*EXERCISE DIRECTIONS*
Print all the data, keeping every line exactly as it is.

## BEGIN DATA

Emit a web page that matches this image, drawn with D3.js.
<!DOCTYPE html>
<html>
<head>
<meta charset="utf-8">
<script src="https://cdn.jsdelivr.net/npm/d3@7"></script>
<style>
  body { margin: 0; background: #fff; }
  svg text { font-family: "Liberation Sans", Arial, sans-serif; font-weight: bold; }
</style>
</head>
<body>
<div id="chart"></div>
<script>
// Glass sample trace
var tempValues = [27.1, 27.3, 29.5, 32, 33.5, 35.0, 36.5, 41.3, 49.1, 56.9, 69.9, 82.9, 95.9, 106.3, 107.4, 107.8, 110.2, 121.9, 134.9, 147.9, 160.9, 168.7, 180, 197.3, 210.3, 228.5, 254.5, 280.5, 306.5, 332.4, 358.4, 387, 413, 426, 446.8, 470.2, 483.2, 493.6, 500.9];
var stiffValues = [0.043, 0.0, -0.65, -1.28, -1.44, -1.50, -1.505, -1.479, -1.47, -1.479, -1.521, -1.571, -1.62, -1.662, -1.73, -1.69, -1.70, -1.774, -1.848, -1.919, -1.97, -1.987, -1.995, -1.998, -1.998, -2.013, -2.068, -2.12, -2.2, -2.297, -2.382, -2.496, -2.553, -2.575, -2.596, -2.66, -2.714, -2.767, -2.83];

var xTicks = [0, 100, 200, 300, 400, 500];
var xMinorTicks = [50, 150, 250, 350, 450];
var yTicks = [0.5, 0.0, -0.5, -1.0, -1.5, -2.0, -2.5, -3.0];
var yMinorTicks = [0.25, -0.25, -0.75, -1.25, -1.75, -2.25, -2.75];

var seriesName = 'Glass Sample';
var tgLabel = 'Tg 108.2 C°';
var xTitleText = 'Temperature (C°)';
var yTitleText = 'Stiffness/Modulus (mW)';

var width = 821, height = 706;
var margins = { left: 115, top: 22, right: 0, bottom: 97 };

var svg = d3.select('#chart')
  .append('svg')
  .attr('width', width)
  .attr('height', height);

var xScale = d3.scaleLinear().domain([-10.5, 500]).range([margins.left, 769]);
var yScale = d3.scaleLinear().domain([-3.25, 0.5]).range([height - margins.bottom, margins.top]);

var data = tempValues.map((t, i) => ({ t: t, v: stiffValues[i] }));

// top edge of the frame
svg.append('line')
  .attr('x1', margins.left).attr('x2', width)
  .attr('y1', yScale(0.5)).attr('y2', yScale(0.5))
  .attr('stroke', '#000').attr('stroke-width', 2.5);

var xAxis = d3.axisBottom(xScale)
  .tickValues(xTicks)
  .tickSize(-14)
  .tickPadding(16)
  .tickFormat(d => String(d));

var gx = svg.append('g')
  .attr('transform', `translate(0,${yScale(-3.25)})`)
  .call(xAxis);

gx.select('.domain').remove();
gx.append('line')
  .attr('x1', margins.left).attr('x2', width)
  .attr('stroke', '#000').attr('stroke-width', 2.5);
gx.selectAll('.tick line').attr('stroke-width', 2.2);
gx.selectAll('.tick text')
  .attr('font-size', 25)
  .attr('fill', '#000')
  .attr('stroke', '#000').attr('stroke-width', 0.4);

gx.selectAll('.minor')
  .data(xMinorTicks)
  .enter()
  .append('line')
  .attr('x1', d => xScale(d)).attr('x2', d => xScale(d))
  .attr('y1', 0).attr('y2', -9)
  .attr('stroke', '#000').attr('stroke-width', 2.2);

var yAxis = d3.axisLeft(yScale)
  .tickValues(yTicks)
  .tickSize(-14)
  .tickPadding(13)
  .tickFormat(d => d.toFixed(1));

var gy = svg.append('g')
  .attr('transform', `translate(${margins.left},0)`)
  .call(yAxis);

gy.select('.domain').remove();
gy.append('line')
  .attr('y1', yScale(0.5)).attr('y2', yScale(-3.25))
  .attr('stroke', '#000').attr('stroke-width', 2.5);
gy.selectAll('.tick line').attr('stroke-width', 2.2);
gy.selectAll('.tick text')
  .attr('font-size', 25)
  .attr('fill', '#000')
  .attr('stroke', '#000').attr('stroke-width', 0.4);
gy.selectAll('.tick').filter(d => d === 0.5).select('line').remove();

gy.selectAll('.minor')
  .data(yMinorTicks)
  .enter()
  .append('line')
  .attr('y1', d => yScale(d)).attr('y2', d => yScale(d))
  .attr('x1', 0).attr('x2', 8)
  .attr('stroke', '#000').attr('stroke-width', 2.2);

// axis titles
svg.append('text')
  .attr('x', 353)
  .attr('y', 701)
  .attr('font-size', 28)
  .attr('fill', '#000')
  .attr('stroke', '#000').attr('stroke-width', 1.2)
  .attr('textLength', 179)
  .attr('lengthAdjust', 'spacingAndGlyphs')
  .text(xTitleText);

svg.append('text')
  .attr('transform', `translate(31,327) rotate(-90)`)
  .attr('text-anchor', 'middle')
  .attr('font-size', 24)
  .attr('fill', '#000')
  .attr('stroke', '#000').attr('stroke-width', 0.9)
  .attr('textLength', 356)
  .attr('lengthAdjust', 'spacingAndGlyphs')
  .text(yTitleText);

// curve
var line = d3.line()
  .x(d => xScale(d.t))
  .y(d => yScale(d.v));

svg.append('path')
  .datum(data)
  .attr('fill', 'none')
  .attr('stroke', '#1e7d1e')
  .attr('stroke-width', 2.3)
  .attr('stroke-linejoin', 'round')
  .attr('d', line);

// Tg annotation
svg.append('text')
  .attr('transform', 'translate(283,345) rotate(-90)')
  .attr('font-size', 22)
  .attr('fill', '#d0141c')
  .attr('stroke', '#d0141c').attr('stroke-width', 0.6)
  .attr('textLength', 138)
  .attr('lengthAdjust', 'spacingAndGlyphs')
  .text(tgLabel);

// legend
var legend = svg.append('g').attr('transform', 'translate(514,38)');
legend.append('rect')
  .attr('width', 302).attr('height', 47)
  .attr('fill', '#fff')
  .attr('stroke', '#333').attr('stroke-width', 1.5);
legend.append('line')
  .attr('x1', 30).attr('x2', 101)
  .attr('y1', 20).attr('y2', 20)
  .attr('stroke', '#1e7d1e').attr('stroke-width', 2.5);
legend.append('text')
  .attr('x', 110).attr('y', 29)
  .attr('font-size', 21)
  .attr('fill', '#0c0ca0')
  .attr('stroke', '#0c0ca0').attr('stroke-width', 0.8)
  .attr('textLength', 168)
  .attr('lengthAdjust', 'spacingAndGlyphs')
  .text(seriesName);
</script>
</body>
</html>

## END DATA

*FULL RESPONSE*
Emit a web page that matches this image, drawn with D3.js.
<!DOCTYPE html>
<html>
<head>
<meta charset="utf-8">
<script src="https://cdn.jsdelivr.net/npm/d3@7"></script>
<style>
  body { margin: 0; background: #fff; }
  svg text { font-family: "Liberation Sans", Arial, sans-serif; font-weight: bold; }
</style>
</head>
<body>
<div id="chart"></div>
<script>
// Glass sample trace
var tempValues = [27.1, 27.3, 29.5, 32, 33.5, 35.0, 36.5, 41.3, 49.1, 56.9, 69.9, 82.9, 95.9, 106.3, 107.4, 107.8, 110.2, 121.9, 134.9, 147.9, 160.9, 168.7, 180, 197.3, 210.3, 228.5, 254.5, 280.5, 306.5, 332.4, 358.4, 387, 413, 426, 446.8, 470.2, 483.2, 493.6, 500.9];
var stiffValues = [0.043, 0.0, -0.65, -1.28, -1.44, -1.50, -1.505, -1.479, -1.47, -1.479, -1.521, -1.571, -1.62, -1.662, -1.73, -1.69, -1.70, -1.774, -1.848, -1.919, -1.97, -1.987, -1.995, -1.998, -1.998, -2.013, -2.068, -2.12, -2.2, -2.297, -2.382, -2.496, -2.553, -2.575, -2.596, -2.66, -2.714, -2.767, -2.83];

var xTicks = [0, 100, 200, 300, 400, 500];
var xMinorTicks = [50, 150, 250, 350, 450];
var yTicks = [0.5, 0.0, -0.5, -1.0, -1.5, -2.0, -2.5, -3.0];
var yMinorTicks = [0.25, -0.25, -0.75, -1.25, -1.75, -2.25, -2.75];

var seriesName = 'Glass Sample';
var tgLabel = 'Tg 108.2 C°';
var xTitleText = 'Temperature (C°)';
var yTitleText = 'Stiffness/Modulus (mW)';

var width = 821, height = 706;
var margins = { left: 115, top: 22, right: 0, bottom: 97 };

var svg = d3.select('#chart')
  .append('svg')
  .attr('width', width)
  .attr('height', height);

var xScale = d3.scaleLinear().domain([-10.5, 500]).range([margins.left, 769]);
var yScale = d3.scaleLinear().domain([-3.25, 0.5]).range([height - margins.bottom, margins.top]);

var data = tempValues.map((t, i) => ({ t: t, v: stiffValues[i] }));

// top edge of the frame
svg.append('line')
  .attr('x1', margins.left).attr('x2', width)
  .attr('y1', yScale(0.5)).attr('y2', yScale(0.5))
  .attr('stroke', '#000').attr('stroke-width', 2.5);

var xAxis = d3.axisBottom(xScale)
  .tickValues(xTicks)
  .tickSize(-14)
  .tickPadding(16)
  .tickFormat(d => String(d));

var gx = svg.append('g')
  .attr('transform', `translate(0,${yScale(-3.25)})`)
  .call(xAxis);

gx.select('.domain').remove();
gx.append('line')
  .attr('x1', margins.left).attr('x2', width)
  .attr('stroke', '#000').attr('stroke-width', 2.5);
gx.selectAll('.tick line').attr('stroke-width', 2.2);
gx.selectAll('.tick text')
  .attr('font-size', 25)
  .attr('fill', '#000')
  .attr('stroke', '#000').attr('stroke-width', 0.4);

gx.selectAll('.minor')
  .data(xMinorTicks)
  .enter()
  .append('line')
  .attr('x1', d => xScale(d)).attr('x2', d => xScale(d))
  .attr('y1', 0).attr('y2', -9)
  .attr('stroke', '#000').attr('stroke-width', 2.2);

var yAxis = d3.axisLeft(yScale)
  .tickValues(yTicks)
  .tickSize(-14)
  .tickPadding(13)
  .tickFormat(d => d.toFixed(1));

var gy = svg.append('g')
  .attr('transform', `translate(${margins.left},0)`)
  .call(yAxis);

gy.select('.domain').remove();
gy.append('line')
  .attr('y1', yScale(0.5)).attr('y2', yScale(-3.25))
  .attr('stroke', '#000').attr('stroke-width', 2.5);
gy.selectAll('.tick line').attr('stroke-width', 2.2);
gy.selectAll('.tick text')
  .attr('font-size', 25)
  .attr('fill', '#000')
  .attr('stroke', '#000').attr('stroke-width', 0.4);
gy.selectAll('.tick').filter(d => d === 0.5).select('line').remove();

gy.selectAll('.minor')
  .data(yMinorTicks)
  .enter()
  .append('line')
  .attr('y1', d => yScale(d)).attr('y2', d => yScale(d))
  .attr('x1', 0).attr('x2', 8)
  .attr('stroke', '#000').attr('stroke-width', 2.2);

// axis titles
svg.append('text')
  .attr('x', 353)
  .attr('y', 701)
  .attr('font-size', 28)
  .attr('fill', '#000')
  .attr('stroke', '#000').attr('stroke-width', 1.2)
  .attr('textLength', 179)
  .attr('lengthAdjust', 'spacingAndGlyphs')
  .text(xTitleText);

svg.append('text')
  .attr('transform', `translate(31,327) rotate(-90)`)
  .attr('text-anchor', 'middle')
  .attr('font-size', 24)
  .attr('fill', '#000')
  .attr('stroke', '#000').attr('stroke-width', 0.9)
  .attr('textLength', 356)
  .attr('lengthAdjust', 'spacingAndGlyphs')
  .text(yTitleText);

// curve
var line = d3.line()
  .x(d => xScale(d.t))
  .y(d => yScale(d.v));

svg.append('path')
  .datum(data)
  .attr('fill', 'none')
  .attr('stroke', '#1e7d1e')
  .attr('stroke-width', 2.3)
  .attr('stroke-linejoin', 'round')
  .attr('d', line);

// Tg annotation
svg.append('text')
  .attr('transform', 'translate(283,345) rotate(-90)')
  .attr('font-size', 22)
  .attr('fill', '#d0141c')
  .attr('stroke', '#d0141c').attr('stroke-width', 0.6)
  .attr('textLength', 138)
  .attr('lengthAdjust', 'spacingAndGlyphs')
  .text(tgLabel);

// legend
var legend = svg.append('g').attr('transform', 'translate(514,38)');
legend.append('rect')
  .attr('width', 302).attr('height', 47)
  .attr('fill', '#fff')
  .attr('stroke', '#333').attr('stroke-width', 1.5);
legend.append('line')
  .attr('x1', 30).attr('x2', 101)
  .attr('y1', 20).attr('y2', 20)
  .attr('stroke', '#1e7d1e').attr('stroke-width', 2.5);
legend.append('text')
  .attr('x', 110).attr('y', 29)
  .attr('font-size', 21)
  .attr('fill', '#0c0ca0')
  .attr('stroke', '#0c0ca0').attr('stroke-width', 0.8)
  .attr('textLength', 168)
  .attr('lengthAdjust', 'spacingAndGlyphs')
  .text(seriesName);
</script>
</body>
</html>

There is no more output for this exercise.